ERISA § 404(a), 29 U.S.C.S. § 1104(a)(1), requires a fiduciary to discharge his duties with respect to a plan solely in the interest of the participants and beneficiaries. To participate knowingly and significantly in deceiving a plan's beneficiaries in order to save the employer money at the beneficiaries' expense is not to act solely in the interest of the participants and beneficiaries. Lying is inconsistent with the duty of loyalty owed by all fiduciaries and codified in section 404(a)(1) of ERISA, 29 U.S.C.S. § 1104(a)(1).

Facts:

After petitioner Varity Corporation decided to transfer money-losing divisions in its subsidiary Massey-Ferguson, Inc., to a separately incorporated subsidiary, Massey Combines, it held a meeting to persuade employees of the failing divisions to change employers and benefit plans.

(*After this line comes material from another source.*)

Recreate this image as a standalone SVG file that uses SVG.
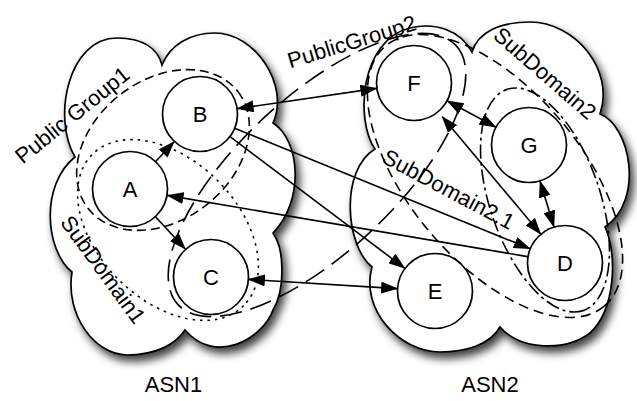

Varity, the Massey-Ferguson plan administrator as well as the employer, conveyed the basic message that employees' benefits would remain secure when they transferred. In fact, Massey Combines was insolvent from the day it was created, and, when it ended its second year in a receivership, the employees who had transferred lost their non-pension benefits. Those employees, including respondents, filed an action under the Employee Retirement Income Security Act of 1974 (ERISA), claiming that Varity, through trickery, had led them to withdraw from their old plan and forfeit their benefits, and seeking the benefits they would have been owed had they not changed employers. The District Court found, among other things, that Varity and Massey-Ferguson, acting as ERISA fiduciaries, had harmed plan beneficiaries through deliberate deception, that they thereby violated ERISA § 404(a)'s, 29 U.S.C. 1104(a)(1) fiduciary obligation to administer Massey-Ferguson's plan solely in the interest of the plan’s participants and beneficiaries, that ERISA § 502(a)(3) gave respondents a right to appropriate equitable relied to redress the harm that the deception had caused them individually, and that such relief included reinstatement to the old plan. The Court of Appeals affirmed, in relevant part.

Issue:

Under the circumstances, did the petitioner employer violate a fiduciary obligation imposed by the Employee Retirement Income Security Act (ERISA), 29 U.S.C.S. § 1001 et seq.? 

Answer:

Yes.

Conclusion:

On review, the court affirmed the judgment of the court of appeals, finding that in the factual circumstances as determined by the lower courts, the petitioner was acting in its capacity as an ERISA fiduciary when it significantly and deliberately misled the beneficiaries with regard to the benefit plan. Further, the court found that in misleading the beneficiaries, the petitioner violated the fiduciary obligations imposed upon plan administrators under ERISA § 404. Finally, the court concluded that the remedial provision of ERISA that the beneficiaries invoked, ERISA § 502(a)(3), authorized their lawsuit for individual relief.